Symbolisms and Symbols of Yu the Great
When Yu the Great became emperor, he divided the country into nine provinces, and appointed the most capable individuals to oversee each province. Then, he collected a bronze in tribute from each one and designed nine cauldrons to represent the nine provinces and his authority over them.
Here are some of the meanings of the Nine Cauldrons:
- Power and Sovereignty – The nine cauldrons were the symbol of Yu’s legitimate dynastic rule. They were passed dynasty to dynasty, gauging the rise or decline of sovereign power. They were also seen as symbols of authority given to the emperor by the heaven.
- Virtue and Morality – The moral worth of cauldrons was conveyed metaphorically through their weight. It’s said that they were too heavy to move when an upright ruler sat on the throne. However, they became lightweight when the ruling house was evil and corrupt. If there was a more capable ruler chosen by heaven, he could even steal them to show that he’s the legitimate emperor.
- Trustworthiness and Loyalty – In modern times, the Chinese phrase that words “have the weight of nine cauldrons,” means that the person speaking is trustworthy and would never break their promises.
Yu the Great and Xia Dynasty in History
Some stories once viewed as myth and folklore may be rooted in real events, as geologists have found evidence that may support Emperor Yu’s flood legend, along with the founding of the semi-mythical Xia dynasty.
- Archeological Evidence of the Flood
In 2007, researchers noticed evidence for the famous flood after examining the Jishi Gorge along the Yellow River. The evidence suggests that the flood was devastating as the legend claims. The scientific evidence can be dated to 1920 BCE—a period that coincides with the beginning of the Bronze Age and the start of the Erlitou culture in the Yellow River valley—which many associate with the Xia dynasty.
Many speculate that if the historical disaster of the flood really happened, then the founding of the Xia dynasty also occurred within a few decades. Skeletons have been found at the cave-dwellings of Lajia, suggesting that they were the victims of a killer earthquake, which caused a landslide and catastrophic flood along the banks of the Yellow River.
- In Ancient Chinese Writings
Yu’s name wasn’t inscribed on any artifacts of his time, and the flood story only survived as oral history for a millennium. His name first appears in an inscription on a vessel dating to the Zhou dynasty. His name was also mentioned in many ancient books of the Han dynasty, such as the Shangshu, also called Shujing or the Classic of History, which is a compilation of documentary records of ancient China.

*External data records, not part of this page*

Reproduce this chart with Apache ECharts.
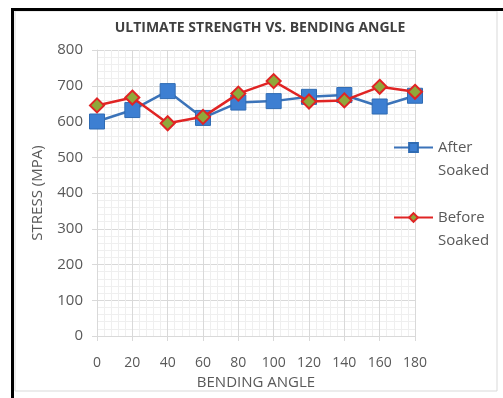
<!DOCTYPE html>
<html>
<head>
<meta charset="utf-8">
<style>
  html, body { margin: 0; padding: 0; background: #ffffff; }
  #chart { width: 503px; height: 398px; }
</style>
<script src="https://cdn.jsdelivr.net/npm/echarts@6/dist/echarts.min.js"></script>
</head>
<body>
<div id="chart"></div>
<script>
// Bending angle (degrees) for each test
const angles = [0, 20, 40, 60, 80, 100, 120, 140, 160, 180];
// Ultimate stress (MPa)
const afterSoaked = [600, 632, 685, 610, 653, 657, 669, 674, 642, 672];
const beforeSoaked = [645, 667, 595, 613, 678, 713, 656, 659, 697, 683];
const seriesNames = ['After Soaked', 'Before Soaked'];

const FONT = '"Open Sans", "Liberation Sans", sans-serif';
const TEXT_GRAY = '#595959';

const pairs = (xs, ys) => xs.map((x, i) => [x, ys[i]]);

const chart = echarts.init(document.getElementById('chart'), null, { renderer: 'canvas' });

chart.setOption({
  backgroundColor: '#ffffff',
  animation: false,
  title: {
    text: 'ULTIMATE STRENGTH VS. BENDING ANGLE',
    left: 260,
    textAlign: 'center',
    top: 21,
    padding: 0,
    textStyle: { fontFamily: FONT, fontSize: 14, fontWeight: 'bold', color: '#404040' }
  },
  graphic: [
    // frame around the chart
    { type: 'rect', shape: { x: 15, y: 11, width: 482, height: 380 }, style: { fill: 'none', stroke: '#d9d9d9', lineWidth: 1 }, silent: true },
    { type: 'line', shape: { x1: 12.5, y1: 8, x2: 12.5, y2: 398 }, style: { stroke: '#000000', lineWidth: 3 }, silent: true },
    { type: 'line', shape: { x1: 11, y1: 9.5, x2: 503, y2: 9.5 }, style: { stroke: '#000000', lineWidth: 3 }, silent: true }
  ],
  legend: {
    orient: 'vertical',
    left: 393,
    top: 113,
    padding: 0,
    itemWidth: 39,
    itemHeight: 11,
    itemGap: 1,
    data: seriesNames,
    formatter: name => ' \n' + name.replace(' ', '\n'),
    textStyle: { fontFamily: FONT, fontSize: 15, color: TEXT_GRAY, lineHeight: 23 }
  },
  grid: { left: 97, right: 88, top: 50, bottom: 62, containLabel: false },
  xAxis: {
    type: 'value',
    min: 0,
    max: 180,
    interval: 20,
    name: 'BENDING ANGLE',
    nameLocation: 'middle',
    nameGap: 39,
    nameTextStyle: { fontFamily: FONT, fontSize: 15, color: TEXT_GRAY },
    axisLine: { show: true, onZero: false, lineStyle: { color: '#d9d9d9', width: 1 } },
    axisTick: { show: true, length: 5, inside: false, lineStyle: { color: '#d9d9d9' } },
    axisLabel: { margin: 20, fontFamily: FONT, fontSize: 14, color: TEXT_GRAY },
    splitLine: { show: true, lineStyle: { color: '#d9d9d9', width: 1 } },
    minorTick: { show: false, splitNumber: 5 },
    minorSplitLine: { show: true, lineStyle: { color: '#efefef', width: 1 } }
  },
  yAxis: {
    type: 'value',
    min: 0,
    max: 800,
    interval: 100,
    name: 'STRESS (MPA)',
    nameLocation: 'middle',
    nameGap: 52,
    nameTextStyle: { fontFamily: FONT, fontSize: 15, color: TEXT_GRAY },
    axisLine: { show: true, lineStyle: { color: '#d9d9d9', width: 1 } },
    axisTick: { show: true, length: 5, inside: false, lineStyle: { color: '#d9d9d9' } },
    axisLabel: { margin: 14, fontFamily: FONT, fontSize: 15, color: TEXT_GRAY },
    splitLine: { show: true, lineStyle: { color: '#d9d9d9', width: 1 } },
    minorTick: { show: false, splitNumber: 5 },
    minorSplitLine: { show: true, lineStyle: { color: '#efefef', width: 1 } }
  },
  series: [
    {
      name: seriesNames[0],
      type: 'line',
      data: pairs(angles, afterSoaked),
      symbol: 'rect',
      symbolSize: 15,
      lineStyle: { color: '#3b73b9', width: 2.5 },
      itemStyle: { color: '#3d7fd2', borderColor: '#2f6bb3', borderWidth: 1 },
      z: 2
    },
    {
      name: seriesNames[1],
      type: 'line',
      data: pairs(angles, beforeSoaked),
      symbol: 'diamond',
      symbolSize: 14,
      lineStyle: { color: '#e02424', width: 2.5 },
      itemStyle: { color: '#8fa83a', borderColor: '#e02424', borderWidth: 2 },
      z: 3
    }
  ]
});
</script>
</body>
</html>
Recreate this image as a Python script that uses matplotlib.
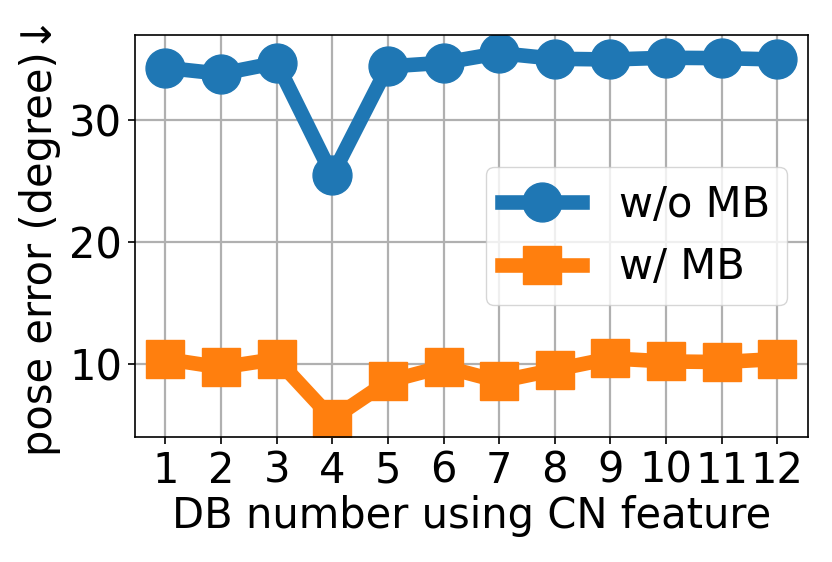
import numpy as np
import matplotlib
matplotlib.use('Agg')
import matplotlib.pyplot as plt

db_num = list(range(1, 13))
wo_mb = [34.26, 33.77, 34.67, 25.45, 34.37, 34.67, 35.46, 35.0, 34.94, 35.08, 35.05, 34.94]
w_mb = [10.41, 9.72, 10.41, 5.5, 8.58, 9.78, 8.58, 9.53, 10.46, 10.21, 10.16, 10.41]

plt.rcParams['font.size'] = 30

fig = plt.figure(figsize=(8.32, 5.62), dpi=100)
ax = fig.add_axes([0.162, 0.222, 0.809, 0.716])
ax.plot(db_num, wo_mb, marker='o', markersize=28, linewidth=10.5, label='w/o MB')
ax.plot(db_num, w_mb, marker='s', markersize=28, linewidth=10.5, label='w/ MB')
ax.set_xticks(db_num)
ax.set_yticks([10, 20, 30])
ax.grid(True, linewidth=1.6)
ax.set_axisbelow(True)
ax.tick_params(width=1.2, length=5, pad=4)
for s in ax.spines.values():
    s.set_linewidth(1.2)
ax.set_xlabel('DB number using CN feature', labelpad=2)
ax.set_ylabel('pose error (degree)↓', labelpad=6)
ax.legend(loc='center right', handlelength=1.9, handletextpad=0.9)

fig.savefig('out.png', dpi=100)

The Xia dynasty is also described in the ancient Bamboo Annals of the late 3rd century BCE, as well as on the Shiji or the Historical Records by Sima Qian, over a millennium after the end of the dynasty. The latter narrates the origin and history of Xia, as well as the battles between clans before the dynasty was established.
- The Temple of Yu
Yu the Great has been highly honored by the Chinese people, and several statues and temples have been built to honor him. After his death, Yu’s son buried his father on the mountain and offered sacrifices at his grave. The mountain itself was renamed Guiji Shan, and the tradition of imperial sacrifices for him began. Emperors all down the dynasties personally travelled to the mountain to pay their respects.
During the Song dynasty, the worship of Yu became a regular ceremony. In the Ming and Qing dynasties, sacrificial prayers and texts were offered, and officials from the court were dispatched as emissaries to the temple. Poems, couplets and essays were even composed in praise of him. Later, the sacrifices for Yu were also continued by Republican leaders.

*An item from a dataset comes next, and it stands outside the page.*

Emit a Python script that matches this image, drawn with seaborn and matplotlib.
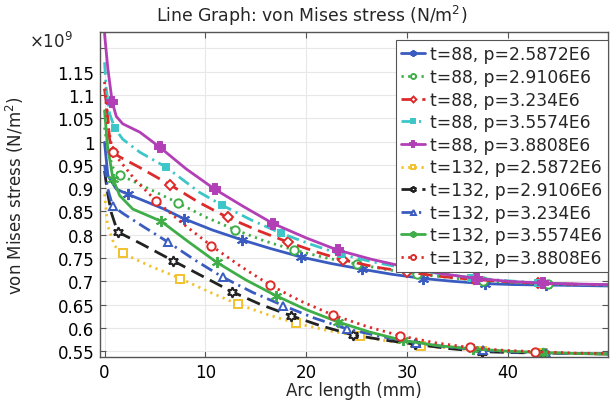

At the present day, the temple of Yu is located at the modern-day Shaoxing in Zhejiang province. There are also temples and shrines found across China, in various parts of Shandong, Henan and Sichuan. In Taoism and Chinese folk religions, he’s regarded as a water deity, and the head of the Five Kings of the Water Immortals, worshipped in temples and shrines.

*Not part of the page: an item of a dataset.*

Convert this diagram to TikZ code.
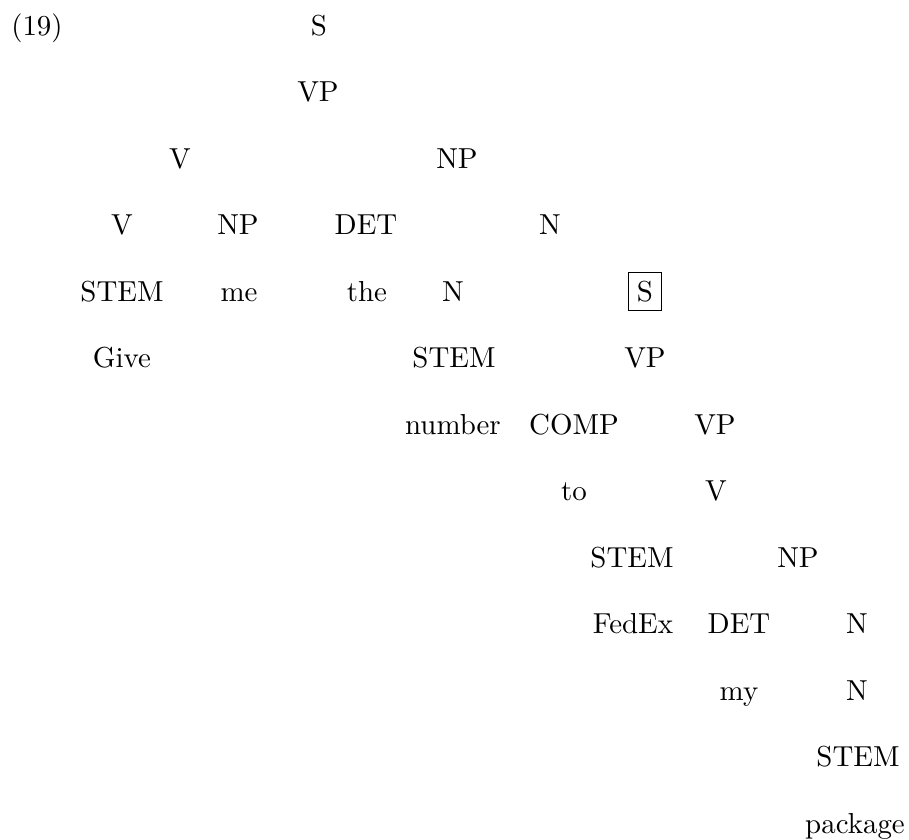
\documentclass[tikz,border=0pt]{standalone}
\begin{document}
\begin{tikzpicture}[x=0.3546pt,y=-0.3546pt,
  lbl/.style={anchor=base,inner sep=0pt,font=\fontsize{10.25}{12}\selectfont},
  boxed/.style={anchor=base,draw,inner sep=3pt,line width=0.4pt,font=\fontsize{10.25}{12}\selectfont}]
\useasboundingbox (0,0) rectangle (909,840);
\def\ra{35}\def\rb{101.5}\def\rc{168}\def\rd{234.5}\def\re{301}\def\rf{367.5}
\def\rg{434}\def\rh{500.5}\def\ri{567}\def\rj{633.5}\def\rk{700}\def\rl{766.5}\def\rm{833}
\node[lbl] (ex) at (37,\ra) {(19)};
\node[lbl] (s1) at (319,\ra) {S};
\node[lbl] (vp1) at (318,\rb) {VP};
\node[lbl] (v1) at (180,\rc) {V};
\node[lbl] (np1) at (457,\rc) {NP};
\node[lbl] (v2) at (122,\rd) {V};
\node[lbl] (np2) at (238,\rd) {NP};
\node[lbl] (det1) at (366,\rd) {DET};
\node[lbl] (n1) at (550,\rd) {N};
\node[lbl] (stem1) at (122,\re) {STEM};
\node[lbl] (me) at (239,\re) {me};
\node[lbl] (the) at (367,\re) {the};
\node[lbl] (n2) at (453,\re) {N};
\node[lbl] (give) at (122,\rf) {Give};
\node[lbl] (stem2) at (454,\rf) {STEM};
\node[lbl] (number) at (453,\rg) {number};
\node[lbl] (comp) at (574,\rg) {COMP};
\node[lbl] (to) at (574,\rh) {to};
\node[lbl] (stem3) at (632,\ri) {STEM};
\node[lbl] (fedex) at (633,\rj) {FedEx};
\node[lbl] (det2) at (739,\rj) {DET};
\node[lbl] (my) at (739,\rk) {my};
\node[lbl] (n3) at (857,\rj) {N};
\node[lbl] (n4) at (857,\rk) {N};
\node[lbl] (stem4) at (858,\rl) {STEM};
\node[lbl] (package) at (855,\rm) {package};
\node[boxed] (s2) at (645,\re) {S};
\node[lbl] (vp2) at (645,\rf) {VP};
\node[lbl] (vp3) at (715,\rg) {VP};
\node[lbl] (v3) at (716,\rh) {V};
\node[lbl] (np3) at (798,\ri) {NP};
\end{tikzpicture}
\end{document}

Importance of Yu the Great in Modern Culture
Nowadays, Yu the Great remains a role model for rulers regarding proper governance. He’s also remembered as a dedicated official committed to his duties. The worship of Yu is thought to have been sustained by popular religion, while officials regulate the local beliefs.
- The Da Yu Sacrifice in Shaoxing
In 2007, the ritual ceremony for Yu the Great in Shaoxing, Zhejiang province was elevated to national status. The leaders of the government, from the central to provincial and municipal governments, attend the gathering. It’s just one of the recent moves taken to honor the legendary ruler, reviving the ancient custom of sacrifices to Da Yu in the first lunar month. The birthday of Yu falls on the 6th day of the 6th lunar month and is celebrated yearly with various local activities.
- In Popular Culture
Yu the Great remains a legendary character in several mythologies and novels. In the graphic novel Yu the Great: Conquering the Flood, Yu is depicted as a hero born from a golden dragon and descended from the gods.
Regardless of the historical validity of his existence, Yu the Great is regarded as a virtuous ruler of the Xia dynasty. In ancient China, the Yellow River was so strong and killed thousands of people, and he was remembered for his remarkable deeds of conquering the flood. Whether he’s a historic person or simply a mythical character, he remains one of the most important figures in Chinese mythology.